WHAT YOU SHOULD DO — Return, without pictures, the lines from the start of the data through the one that contains "plt.rcParams['font.family'] = ['Liberation".

SUPPLIED DATA —
==================================================
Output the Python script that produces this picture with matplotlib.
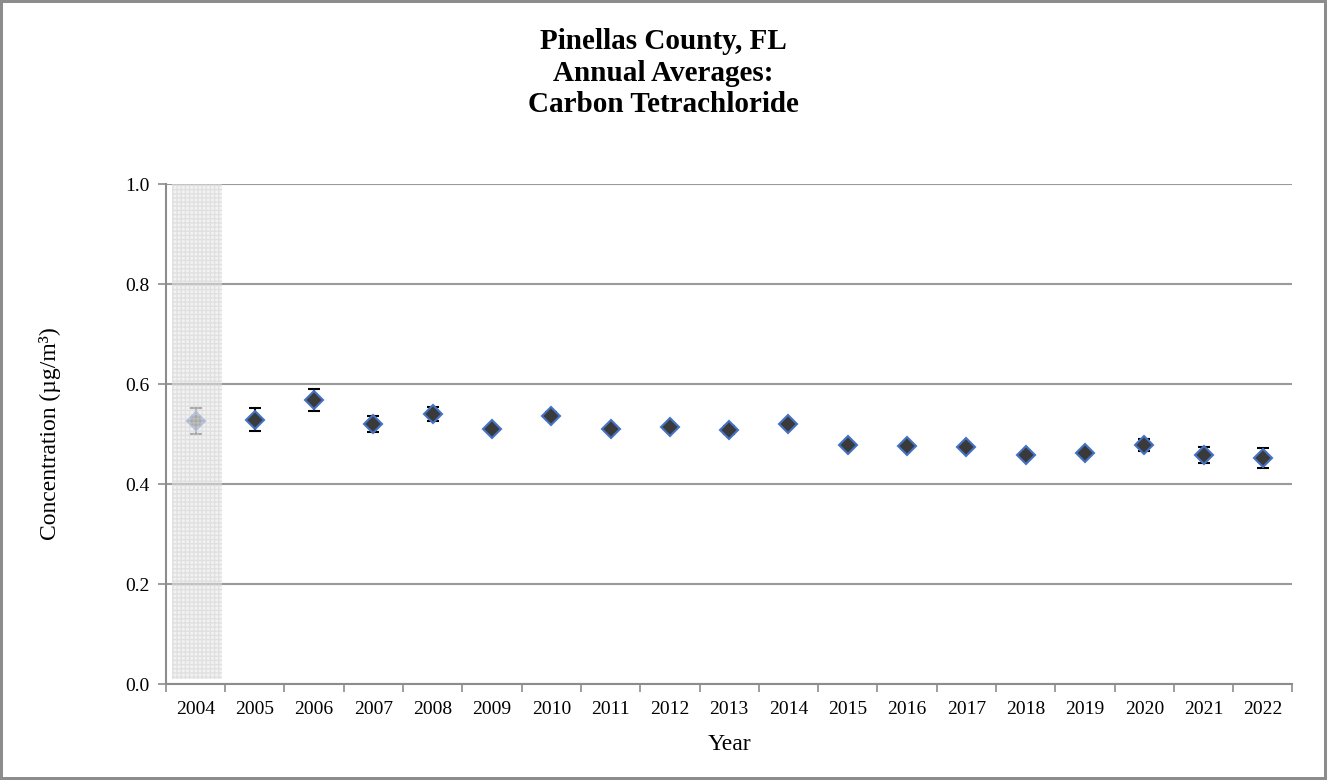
import matplotlib.pyplot as plt
import numpy as np

years = ['2004', '2005', '2006', '2007', '2008', '2009', '2010', '2011', '2012', '2013',
         '2014', '2015', '2016', '2017', '2018', '2019', '2020', '2021', '2022']
means = [0.526, 0.529, 0.568, 0.520, 0.541, 0.510, 0.537, 0.510, 0.515, 0.508,
         0.520, 0.479, 0.476, 0.474, 0.458, 0.463, 0.478, 0.458, 0.452]
errs = [0.026, 0.023, 0.022, 0.016, 0.014, 0.006, 0.007, 0.006, 0.006, 0.008,
        0.004, 0.004, 0.004, 0.004, 0.003, 0.003, 0.012, 0.016, 0.020]

plt.rcParams['font.family'] = ['Liberation Serif', 'DejaVu Serif']

fig = plt.figure(figsize=(13.27, 7.8), dpi=100, linewidth=3, edgecolor='#8c8c8c')
ax = fig.add_axes([0.125, 0.123, 0.849, 0.641])

x = np.arange(len(years))

# regular years
ax.errorbar(x[1:], means[1:], yerr=errs[1:], fmt='D', ms=9.5, mfc='#3a3a3a', mec='#4472c4',
            mew=1.5, ecolor='black', elinewidth=1.5, capsize=4, capthick=1.5, zorder=3)
# first year sits under the shaded band
ax.errorbar(x[:1], means[:1], yerr=errs[:1], fmt='D', ms=9.5, mfc='#6a6a6a', mec='#6f8fcf',
            mew=1.5, ecolor='#666666', elinewidth=1.2, capsize=4, capthick=1.2, zorder=3)
ax.axvspan(-0.4, 0.45, ymin=0.01, ymax=1.0, facecolor='#e6e6e6', edgecolor='#d0d0d0',
           hatch='++++', linewidth=0, alpha=0.5, zorder=4)

ax.set_xlim(-0.5, len(years) - 0.5)
ax.set_ylim(0, 1.0)
ax.set_yticks(np.arange(0, 1.01, 0.2))
ax.set_yticklabels([f'{v:.1f}' for v in np.arange(0, 1.01, 0.2)])
ax.set_xticks(x)
ax.set_xticklabels(years)
ax.set_xticks(np.arange(-0.5, len(years), 1), minor=True)
ax.tick_params(axis='x', which='major', length=0, pad=12, labelsize=14)
ax.tick_params(axis='x', which='minor', length=6, color='#8c8c8c', width=1.2)
ax.tick_params(axis='y', length=6, color='#8c8c8c', width=1.2, labelsize=14, pad=6)

ax.grid(axis='y', color='#9a9a9a', linewidth=1.5, zorder=0)
ax.set_axisbelow(True)
for s in ['top', 'right']:
    ax.spines[s].set_visible(False)
for s in ['left', 'bottom']:
    ax.spines[s].set_color('#8c8c8c')
    ax.spines[s].set_linewidth(1.5)

ax.set_xlabel('Year', fontsize=17, labelpad=12)
ax.set_ylabel('Concentration (µg/m³)', fontsize=17, labelpad=46)

fig.text(0.5, 0.964, 'Pinellas County, FL\nAnnual Averages:\nCarbon Tetrachloride',
         ha='center', va='top', fontsize=21, fontweight='bold', linespacing=1.22)

fig.savefig('out.png', dpi=100, edgecolor=fig.get_edgecolor())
==================================================
RESULT OF THIS EXERCISE —
Output the Python script that produces this picture with matplotlib.
import matplotlib.pyplot as plt
import numpy as np

years = ['2004', '2005', '2006', '2007', '2008', '2009', '2010', '2011', '2012', '2013',
         '2014', '2015', '2016', '2017', '2018', '2019', '2020', '2021', '2022']
means = [0.526, 0.529, 0.568, 0.520, 0.541, 0.510, 0.537, 0.510, 0.515, 0.508,
         0.520, 0.479, 0.476, 0.474, 0.458, 0.463, 0.478, 0.458, 0.452]
errs = [0.026, 0.023, 0.022, 0.016, 0.014, 0.006, 0.007, 0.006, 0.006, 0.008,
        0.004, 0.004, 0.004, 0.004, 0.003, 0.003, 0.012, 0.016, 0.020]

plt.rcParams['font.family'] = ['Liberation Serif', 'DejaVu Serif']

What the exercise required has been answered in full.